--- start TASK INPUTS ---

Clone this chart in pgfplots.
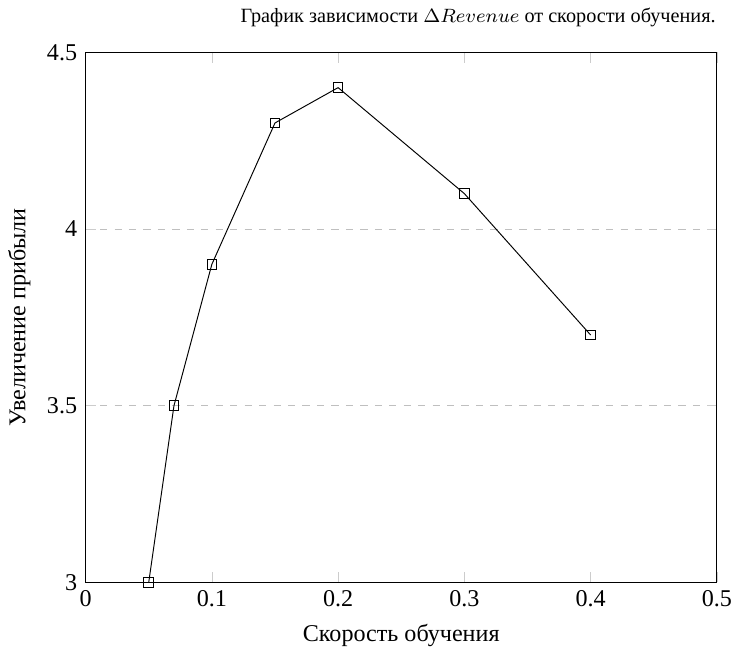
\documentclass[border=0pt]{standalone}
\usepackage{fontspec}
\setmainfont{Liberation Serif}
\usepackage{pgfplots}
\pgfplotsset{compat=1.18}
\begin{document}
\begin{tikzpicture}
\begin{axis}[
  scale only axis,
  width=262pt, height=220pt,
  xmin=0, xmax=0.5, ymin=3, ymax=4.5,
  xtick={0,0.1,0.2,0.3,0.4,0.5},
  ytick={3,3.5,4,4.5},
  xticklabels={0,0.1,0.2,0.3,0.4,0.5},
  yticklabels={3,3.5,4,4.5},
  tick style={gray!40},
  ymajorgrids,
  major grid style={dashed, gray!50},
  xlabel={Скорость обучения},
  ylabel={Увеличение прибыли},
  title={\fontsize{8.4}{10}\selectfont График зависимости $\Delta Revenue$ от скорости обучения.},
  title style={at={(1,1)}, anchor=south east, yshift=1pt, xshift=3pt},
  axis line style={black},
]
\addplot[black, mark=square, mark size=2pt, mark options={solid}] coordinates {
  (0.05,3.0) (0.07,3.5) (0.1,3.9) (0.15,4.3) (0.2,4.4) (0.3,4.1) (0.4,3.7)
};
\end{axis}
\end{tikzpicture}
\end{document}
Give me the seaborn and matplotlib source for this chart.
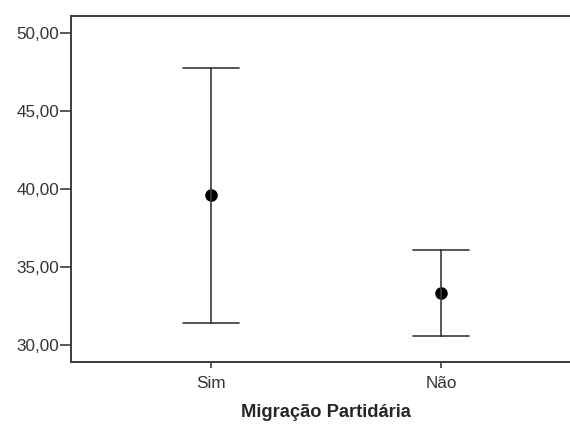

--- end TASK INPUTS ---

[TASK REQUIREMENTS] Restate the records above in full, word for word. Keep pictures out.

[RESULT OF THE EXERCISE]
Clone this chart in pgfplots.
\documentclass[border=0pt]{standalone}
\usepackage{fontspec}
\setmainfont{Liberation Serif}
\usepackage{pgfplots}
\pgfplotsset{compat=1.18}
\begin{document}
\begin{tikzpicture}
\begin{axis}[
  scale only axis,
  width=262pt, height=220pt,
  xmin=0, xmax=0.5, ymin=3, ymax=4.5,
  xtick={0,0.1,0.2,0.3,0.4,0.5},
  ytick={3,3.5,4,4.5},
  xticklabels={0,0.1,0.2,0.3,0.4,0.5},
  yticklabels={3,3.5,4,4.5},
  tick style={gray!40},
  ymajorgrids,
  major grid style={dashed, gray!50},
  xlabel={Скорость обучения},
  ylabel={Увеличение прибыли},
  title={\fontsize{8.4}{10}\selectfont График зависимости $\Delta Revenue$ от скорости обучения.},
  title style={at={(1,1)}, anchor=south east, yshift=1pt, xshift=3pt},
  axis line style={black},
]
\addplot[black, mark=square, mark size=2pt, mark options={solid}] coordinates {
  (0.05,3.0) (0.07,3.5) (0.1,3.9) (0.15,4.3) (0.2,4.4) (0.3,4.1) (0.4,3.7)
};
\end{axis}
\end{tikzpicture}
\end{document}
Give me the seaborn and matplotlib source for this chart.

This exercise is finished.